Little by little, kindness seeps back into his life – he tousles Angus’ hair when the kid perfects a spell; he makes an appetizer spread for Carey and Killian’s engagement party that shames the other offerings on display; he gives Lucretia a large bottle of wine and an offer to gossip and bitch if she needs it – she smiles warmly and tells him, “another time.”
Taako does not see these changes. But some nights he thinks of these people he’s come to know and… care for? Love? God, anything but love – and his body seizes with fear. He does not know consciously what he’s lost, but his instincts scream all the same: to run, to hide, to cut this off at the source.
And yet, Taako does not run.
You took fucking everything from me!
Taako feels his heart now, beating rapidly and irregularly, a constant thrum under his chest that is both agonizing and wonderful. The memories of Lup, and the lonely road they walked, slam into him from all sides. He can’t even be grateful to Magnus for standing beside him after the fact, hand shaking on the umbrastaff and gripping tighter because of it. And the next fight is brutal; he is so tired. Living and breathing seem so…hollow without Lup.
And then like a fucking beacon, the umbrastaff arches in Angus’s hands and launches a fireball so big that Taako realizes, he knows and he snaps the umbrella over his knee—
Lup comes rocketing out, fire dripping from her incorporeal body. Taako’s heart lurches – she doesn’t quite have a face in this form, but the sheer joy when she turns her body towards his is mirrored in his own expression. There’s nothing to do but laugh when the first thing she says to him in a decade is, “you’re dating the grim reaper?!”
It is not easy, afterwards. The rebuilding is not done in a day, or even a year. Lup and Taako are no longer mirrors of each other; when one lifts a hand, the other does not match the movement. Pools of water are more accurate now than looking at each other, despite the ripples and the waves. But Taako does not feel the need to jump in and drown himself, looking for the echo he’s missing. Likewise, Lup no longer has to shout to be heard, is no longer the whisper in the wind.
In the end, their normal days are like this:
Lup and Barry head out with Kravitz and “do cool reaper shit,” as Taako puts it. Taako spends the day building his brand, whether that’s visiting the school or traveling and meeting fans. But all four return to the houses that sit side by side, separated by a little garden that both Kravitz and Barry tend to while Lup and Taako gossip in a kitchen (it doesn’t matter much which one.) They will sit down for a meal together and share the stories of their day.

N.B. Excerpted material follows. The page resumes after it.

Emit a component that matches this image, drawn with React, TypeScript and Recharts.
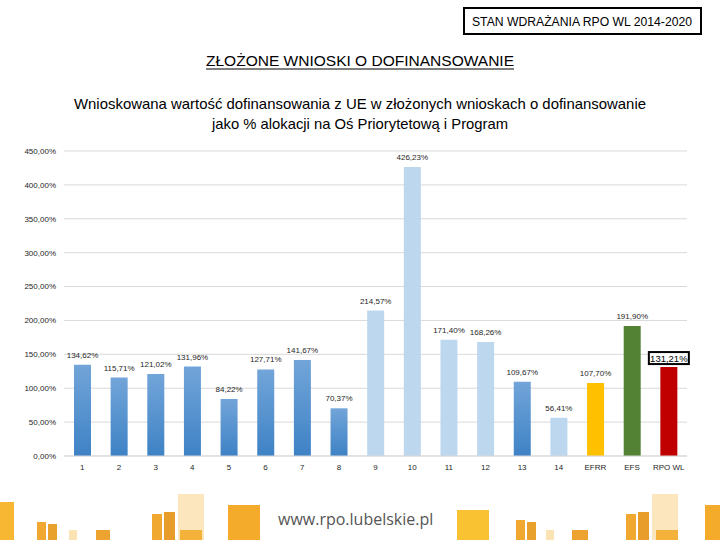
import React from 'react';
import { BarChart, Bar, XAxis, YAxis, CartesianGrid, Cell, LabelList } from 'recharts';

const categories = ['1', '2', '3', '4', '5', '6', '7', '8', '9', '10', '11', '12', '13', '14', 'EFRR', 'EFS', 'RPO WL'];
const values = [134.62, 115.71, 121.02, 131.96, 84.22, 127.71, 141.67, 70.37, 214.57, 426.23, 171.4, 168.26, 109.67, 56.41, 107.7, 191.9, 131.21];
const yTicks = [0, 50, 100, 150, 200, 250, 300, 350, 400, 450];
const lightCategories = ['9', '10', '11', '12', '14'];

const data = categories.map((c, i) => ({ cat: c, value: values[i] }));

const FONT = "'Liberation Sans', Arial, sans-serif";

const fmt = (v: number) => v.toFixed(2).replace('.', ',') + '%';

const fillFor = (c: string) => {
  if (c === 'EFRR') return '#ffc000';
  if (c === 'EFS') return '#548235';
  if (c === 'RPO WL') return '#c00000';
  if (lightCategories.includes(c)) return '#bdd7ee';
  return 'url(#blueGrad)';
};

const renderLabel = (props: any) => {
  const { x, y, width, value, index } = props;
  const cx = x + width / 2;
  if (index === categories.length - 1) {
    return (
      <g>
        <rect x={cx - 20} y={y - 15} width={40} height={12} fill="#fff" stroke="#000" strokeWidth={2} />
        <text x={cx} y={y - 5.5} textAnchor="middle" fontSize={9.5} fontFamily={FONT} fill="#000">{fmt(value)}</text>
      </g>
    );
  }
  return (
    <text x={cx} y={y - 7} textAnchor="middle" fontSize={8} fontFamily={FONT} fill="#262626">{fmt(value)}</text>
  );
};

const blocks = [
  { x: 0, y: 502, w: 14, h: 38, c: '#f7b733' },
  { x: 37, y: 522, w: 9, h: 18, c: '#f0a830' },
  { x: 48, y: 524, w: 9, h: 16, c: '#e9a12d' },
  { x: 69, y: 530, w: 8, h: 10, c: '#fbe3b3' },
  { x: 96, y: 530, w: 14, h: 10, c: '#eda32f' },
  { x: 152, y: 514, w: 10, h: 26, c: '#f0a830' },
  { x: 164, y: 512, w: 11, h: 28, c: '#e89c2a' },
  { x: 178, y: 494, w: 26, h: 46, c: '#fce6bd' },
  { x: 180, y: 530, w: 22, h: 10, c: '#f4b23a' },
  { x: 228, y: 505, w: 32, h: 35, c: '#f4ab2c' },
  { x: 457, y: 510, w: 32, h: 30, c: '#f9c232' },
  { x: 516, y: 520, w: 9, h: 20, c: '#f0a830' },
  { x: 527, y: 522, w: 9, h: 18, c: '#e9a12d' },
  { x: 546, y: 530, w: 8, h: 10, c: '#fbe3b3' },
  { x: 572, y: 530, w: 16, h: 10, c: '#eda32f' },
  { x: 626, y: 514, w: 10, h: 26, c: '#f0a830' },
  { x: 638, y: 512, w: 11, h: 28, c: '#e89c2a' },
  { x: 652, y: 494, w: 26, h: 46, c: '#fce6bd' },
  { x: 656, y: 530, w: 22, h: 10, c: '#f4b23a' },
  { x: 705, y: 505, w: 15, h: 35, c: '#f4ab2c' },
];

export default function App() {
  return (
    <div style={{ position: 'absolute', left: 0, top: 0, width: 720, height: 540, background: '#fff', overflow: 'hidden' }}>
      <svg width={720} height={140} style={{ position: 'absolute', left: 0, top: 0 }}>
        <rect x={464} y={8} width={237} height={26} fill="#fff" stroke="#000" strokeWidth={2} />
        <text x={582} y={26} textAnchor="middle" fontSize={12.5} fontFamily={FONT} fill="#000" textLength={220} lengthAdjust="spacingAndGlyphs">STAN WDRAŻANIA RPO WL 2014-2020</text>
        <text x={360} y={66} textAnchor="middle" fontSize={14} fontFamily={FONT} fill="#000" textLength={308} lengthAdjust="spacingAndGlyphs">ZŁOŻONE WNIOSKI O DOFINANSOWANIE</text>
        <line x1={206} x2={514} y1={69} y2={69} stroke="#000" strokeWidth={1} />
        <text x={360} y={109} textAnchor="middle" fontSize={14.5} fontFamily={FONT} fill="#000" textLength={572} lengthAdjust="spacingAndGlyphs">Wnioskowana wartość dofinansowania z UE w złożonych wnioskach o dofinansowanie</text>
        <text x={360} y={129} textAnchor="middle" fontSize={14.5} fontFamily={FONT} fill="#000" textLength={296} lengthAdjust="spacingAndGlyphs">jako % alokacji na Oś Priorytetową i Program</text>
      </svg>
      <div style={{ position: 'absolute', left: 0, top: 0 }}>
        <BarChart width={720} height={540} data={data} margin={{ top: 151, right: 33, left: 0, bottom: 54 }}>
          <defs>
            <linearGradient id="blueGrad" x1="0" y1="0" x2="0" y2="1">
              <stop offset="0%" stopColor="#72a5d9" />
              <stop offset="100%" stopColor="#3e82c5" />
            </linearGradient>
          </defs>
          <CartesianGrid horizontal vertical={false} stroke="#d9d9d9" />
          <XAxis dataKey="cat" interval={0} tickLine={false} axisLine={{ stroke: '#d9d9d9' }} height={30}
            tick={{ fontSize: 8, fontFamily: FONT, fill: '#262626' }} />
          <YAxis width={64} domain={[0, 450]} ticks={yTicks} tickFormatter={fmt} axisLine={false} tickLine={false}
            tick={{ fontSize: 8, fontFamily: FONT, fill: '#262626' }} />
          <Bar dataKey="value" barSize={17} isAnimationActive={false}>
            {data.map((d, i) => (
              <Cell key={i} fill={fillFor(d.cat)} />
            ))}
            <LabelList dataKey="value" content={renderLabel} />
          </Bar>
        </BarChart>
      </div>
      {blocks.map((b, i) => (
        <div key={i} style={{ position: 'absolute', left: b.x, top: b.y, width: b.w, height: b.h, background: b.c }} />
      ))}
      <div style={{ position: 'absolute', left: 278, top: 508, fontFamily: "'Open Sans', sans-serif", fontSize: 16, color: '#555', whiteSpace: 'nowrap' }}>www.rpo.lubelskie.pl</div>
    </div>
  );
}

Sometimes they share the table with their family and (vast) extended family – Angus eagerly recounting the day he’s had; Lucretia quietly telling Lup of the rebuilding efforts around the world; Magnus crying happily about a new puppy that’s come to stay with him; Merle telling a dirty joke while Mavis looks on in horror and Mookie in glee; Davenport showing pictures of his recent travels, maps always around his plate with places he’s been and places he will go.
And in the center of it all, Lup and Taako, sitting side by side or across the table from each other, gesticulating wildly, the life and breath of the gathering as they laugh or argue, together at last. Whole and wholly themselves.